* _OBJECTIVE_
Write out the data again exactly, skipping every picture.

* _GIVEN DATA_
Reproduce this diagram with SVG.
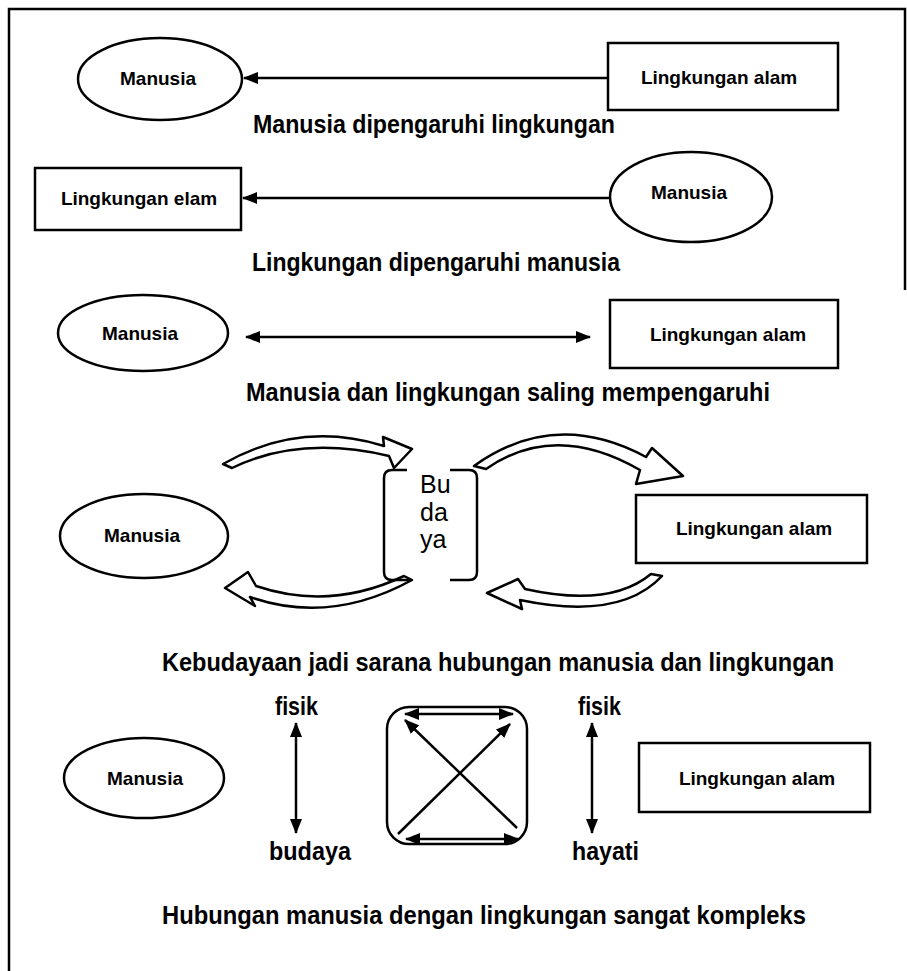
<svg xmlns="http://www.w3.org/2000/svg" width="907" height="971" viewBox="0 0 907 971">
<defs>
<style>
.shape{fill:#fff;stroke:#000;stroke-width:2.5}
.lbl{font-family:"Liberation Sans",Arial,sans-serif;font-weight:bold;font-size:19px;fill:#000;text-anchor:middle}
.cap{font-family:"Liberation Sans",Arial,sans-serif;font-weight:bold;font-size:25px;fill:#000}
.bud{font-family:"Liberation Sans",Arial,sans-serif;font-size:25px;fill:#000}
.ln{stroke:#000;stroke-width:2.5;fill:none}
.blk{fill:#fff;stroke:#000;stroke-width:2.5;stroke-linejoin:round}
</style>
<marker id="ah" viewBox="0 0 15 12" refX="14" refY="6" markerWidth="15" markerHeight="12" markerUnits="userSpaceOnUse" orient="auto-start-reverse">
<path d="M0,0 L15,6 L0,12 z" fill="#000"/>
</marker>
</defs>
<rect x="0" y="0" width="907" height="971" fill="#fff"/>
<g id="frame" class="ln">
<path d="M9,971 L9,9 L905,9 L905,290"/>
</g>
<g id="connectors">
<line class="ln" x1="608" y1="78" x2="244" y2="78" marker-end="url(#ah)"/>
<line class="ln" x1="610" y1="198" x2="243" y2="198" marker-end="url(#ah)"/>
<line class="ln" x1="246" y1="337" x2="590" y2="337" marker-start="url(#ah)" marker-end="url(#ah)"/>
<path class="blk" d="M223,464 Q300,420 384,446 L383,437 L412,449 L394,468 L389,456 Q300,435 232,468 Z"/>
<path class="blk" d="M474,466 Q555,408 646,457 L652,448 L683,476 L636,484 L640,470 Q555,421 486,469 Z"/>
<path class="blk" d="M412,580 Q330,625 250,597 L255,606 L225,588 L248,572 L256,586 Q330,611 404,576 Z"/>
<path class="blk" d="M662,576 Q620,621 520,600 L522,609 L487,593 L518,579 L525,589 Q610,608 651,574 Z"/>
<line class="ln" x1="296" y1="723" x2="296" y2="833" marker-start="url(#ah)" marker-end="url(#ah)"/>
<line class="ln" x1="592" y1="723" x2="592" y2="833" marker-start="url(#ah)" marker-end="url(#ah)"/>
<line class="ln" x1="405" y1="714" x2="513" y2="714" marker-start="url(#ah)" marker-end="url(#ah)"/>
<line class="ln" x1="406" y1="839" x2="518" y2="839" marker-start="url(#ah)" marker-end="url(#ah)"/>
<line class="ln" x1="517" y1="828" x2="405" y2="720" marker-end="url(#ah)"/>
<line class="ln" x1="398" y1="834" x2="510" y2="724" marker-end="url(#ah)"/>
</g>
<g id="r1-manusia"><ellipse class="shape" cx="160" cy="79" rx="82" ry="41"/><text class="lbl" x="158" y="85">Manusia</text></g>
<g id="r1-lingkungan"><rect class="shape" x="608" y="43" width="230" height="67"/><text class="lbl" x="719" y="84">Lingkungan alam</text></g>
<text class="cap" x="253" y="133" textLength="362" lengthAdjust="spacingAndGlyphs">Manusia dipengaruhi lingkungan</text>
<g id="r2-lingkungan"><rect class="shape" x="35" y="168" width="206" height="62"/><text class="lbl" x="139" y="205">Lingkungan elam</text></g>
<g id="r2-manusia"><ellipse class="shape" cx="691" cy="197" rx="81" ry="45"/><text class="lbl" x="689" y="199">Manusia</text></g>
<text class="cap" x="252" y="271" textLength="368" lengthAdjust="spacingAndGlyphs">Lingkungan dipengaruhi manusia</text>
<g id="r3-manusia"><ellipse class="shape" cx="143" cy="333" rx="85" ry="38"/><text class="lbl" x="140" y="340">Manusia</text></g>
<g id="r3-lingkungan"><rect class="shape" x="610" y="300" width="228" height="68"/><text class="lbl" x="728" y="341">Lingkungan alam</text></g>
<text class="cap" x="246" y="401" textLength="524" lengthAdjust="spacingAndGlyphs">Manusia dan lingkungan saling mempengaruhi</text>
<g id="r4-manusia"><ellipse class="shape" cx="144" cy="536" rx="84" ry="42"/><text class="lbl" x="142" y="542">Manusia</text></g>
<g id="r4-budaya">
<path class="ln" d="M407,470 L392,470 Q384,470 384,478 L384,572 Q384,580 392,580 L410,580"/>
<path class="ln" d="M450,470 L469,470 Q477,470 477,478 L477,572 Q477,580 469,580 L450,580"/>
<text class="bud" x="420" y="493">Bu</text>
<text class="bud" x="420" y="521">da</text>
<text class="bud" x="420" y="548">ya</text>
</g>
<g id="r4-lingkungan"><rect class="shape" x="636" y="495" width="231" height="68"/><text class="lbl" x="754" y="535">Lingkungan alam</text></g>
<text class="cap" x="162" y="671" textLength="672" lengthAdjust="spacingAndGlyphs">Kebudayaan jadi sarana hubungan manusia dan lingkungan</text>
<g id="r5-manusia"><ellipse class="shape" cx="144" cy="778" rx="80" ry="40"/><text class="lbl" x="145" y="785">Manusia</text></g>
<g id="r5-box"><rect class="ln" x="387" y="707" width="140" height="137" rx="22"/></g>
<text class="cap" x="275" y="715" textLength="43" lengthAdjust="spacingAndGlyphs">fisik</text>
<text class="cap" x="269" y="860" textLength="82" lengthAdjust="spacingAndGlyphs">budaya</text>
<text class="cap" x="578" y="715" textLength="43" lengthAdjust="spacingAndGlyphs">fisik</text>
<text class="cap" x="572" y="860" textLength="67" lengthAdjust="spacingAndGlyphs">hayati</text>
<g id="r5-lingkungan"><rect class="shape" x="639" y="743" width="231" height="69"/><text class="lbl" x="757" y="785">Lingkungan alam</text></g>
<text class="cap" x="162" y="924" textLength="644" lengthAdjust="spacingAndGlyphs">Hubungan manusia dengan lingkungan sangat kompleks</text>
</svg>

* _ANSWER_
Reproduce this diagram with SVG.
<svg xmlns="http://www.w3.org/2000/svg" width="907" height="971" viewBox="0 0 907 971">
<defs>
<style>
.shape{fill:#fff;stroke:#000;stroke-width:2.5}
.lbl{font-family:"Liberation Sans",Arial,sans-serif;font-weight:bold;font-size:19px;fill:#000;text-anchor:middle}
.cap{font-family:"Liberation Sans",Arial,sans-serif;font-weight:bold;font-size:25px;fill:#000}
.bud{font-family:"Liberation Sans",Arial,sans-serif;font-size:25px;fill:#000}
.ln{stroke:#000;stroke-width:2.5;fill:none}
.blk{fill:#fff;stroke:#000;stroke-width:2.5;stroke-linejoin:round}
</style>
<marker id="ah" viewBox="0 0 15 12" refX="14" refY="6" markerWidth="15" markerHeight="12" markerUnits="userSpaceOnUse" orient="auto-start-reverse">
<path d="M0,0 L15,6 L0,12 z" fill="#000"/>
</marker>
</defs>
<rect x="0" y="0" width="907" height="971" fill="#fff"/>
<g id="frame" class="ln">
<path d="M9,971 L9,9 L905,9 L905,290"/>
</g>
<g id="connectors">
<line class="ln" x1="608" y1="78" x2="244" y2="78" marker-end="url(#ah)"/>
<line class="ln" x1="610" y1="198" x2="243" y2="198" marker-end="url(#ah)"/>
<line class="ln" x1="246" y1="337" x2="590" y2="337" marker-start="url(#ah)" marker-end="url(#ah)"/>
<path class="blk" d="M223,464 Q300,420 384,446 L383,437 L412,449 L394,468 L389,456 Q300,435 232,468 Z"/>
<path class="blk" d="M474,466 Q555,408 646,457 L652,448 L683,476 L636,484 L640,470 Q555,421 486,469 Z"/>
<path class="blk" d="M412,580 Q330,625 250,597 L255,606 L225,588 L248,572 L256,586 Q330,611 404,576 Z"/>
<path class="blk" d="M662,576 Q620,621 520,600 L522,609 L487,593 L518,579 L525,589 Q610,608 651,574 Z"/>
<line class="ln" x1="296" y1="723" x2="296" y2="833" marker-start="url(#ah)" marker-end="url(#ah)"/>
<line class="ln" x1="592" y1="723" x2="592" y2="833" marker-start="url(#ah)" marker-end="url(#ah)"/>
<line class="ln" x1="405" y1="714" x2="513" y2="714" marker-start="url(#ah)" marker-end="url(#ah)"/>
<line class="ln" x1="406" y1="839" x2="518" y2="839" marker-start="url(#ah)" marker-end="url(#ah)"/>
<line class="ln" x1="517" y1="828" x2="405" y2="720" marker-end="url(#ah)"/>
<line class="ln" x1="398" y1="834" x2="510" y2="724" marker-end="url(#ah)"/>
</g>
<g id="r1-manusia"><ellipse class="shape" cx="160" cy="79" rx="82" ry="41"/><text class="lbl" x="158" y="85">Manusia</text></g>
<g id="r1-lingkungan"><rect class="shape" x="608" y="43" width="230" height="67"/><text class="lbl" x="719" y="84">Lingkungan alam</text></g>
<text class="cap" x="253" y="133" textLength="362" lengthAdjust="spacingAndGlyphs">Manusia dipengaruhi lingkungan</text>
<g id="r2-lingkungan"><rect class="shape" x="35" y="168" width="206" height="62"/><text class="lbl" x="139" y="205">Lingkungan elam</text></g>
<g id="r2-manusia"><ellipse class="shape" cx="691" cy="197" rx="81" ry="45"/><text class="lbl" x="689" y="199">Manusia</text></g>
<text class="cap" x="252" y="271" textLength="368" lengthAdjust="spacingAndGlyphs">Lingkungan dipengaruhi manusia</text>
<g id="r3-manusia"><ellipse class="shape" cx="143" cy="333" rx="85" ry="38"/><text class="lbl" x="140" y="340">Manusia</text></g>
<g id="r3-lingkungan"><rect class="shape" x="610" y="300" width="228" height="68"/><text class="lbl" x="728" y="341">Lingkungan alam</text></g>
<text class="cap" x="246" y="401" textLength="524" lengthAdjust="spacingAndGlyphs">Manusia dan lingkungan saling mempengaruhi</text>
<g id="r4-manusia"><ellipse class="shape" cx="144" cy="536" rx="84" ry="42"/><text class="lbl" x="142" y="542">Manusia</text></g>
<g id="r4-budaya">
<path class="ln" d="M407,470 L392,470 Q384,470 384,478 L384,572 Q384,580 392,580 L410,580"/>
<path class="ln" d="M450,470 L469,470 Q477,470 477,478 L477,572 Q477,580 469,580 L450,580"/>
<text class="bud" x="420" y="493">Bu</text>
<text class="bud" x="420" y="521">da</text>
<text class="bud" x="420" y="548">ya</text>
</g>
<g id="r4-lingkungan"><rect class="shape" x="636" y="495" width="231" height="68"/><text class="lbl" x="754" y="535">Lingkungan alam</text></g>
<text class="cap" x="162" y="671" textLength="672" lengthAdjust="spacingAndGlyphs">Kebudayaan jadi sarana hubungan manusia dan lingkungan</text>
<g id="r5-manusia"><ellipse class="shape" cx="144" cy="778" rx="80" ry="40"/><text class="lbl" x="145" y="785">Manusia</text></g>
<g id="r5-box"><rect class="ln" x="387" y="707" width="140" height="137" rx="22"/></g>
<text class="cap" x="275" y="715" textLength="43" lengthAdjust="spacingAndGlyphs">fisik</text>
<text class="cap" x="269" y="860" textLength="82" lengthAdjust="spacingAndGlyphs">budaya</text>
<text class="cap" x="578" y="715" textLength="43" lengthAdjust="spacingAndGlyphs">fisik</text>
<text class="cap" x="572" y="860" textLength="67" lengthAdjust="spacingAndGlyphs">hayati</text>
<g id="r5-lingkungan"><rect class="shape" x="639" y="743" width="231" height="69"/><text class="lbl" x="757" y="785">Lingkungan alam</text></g>
<text class="cap" x="162" y="924" textLength="644" lengthAdjust="spacingAndGlyphs">Hubungan manusia dengan lingkungan sangat kompleks</text>
</svg>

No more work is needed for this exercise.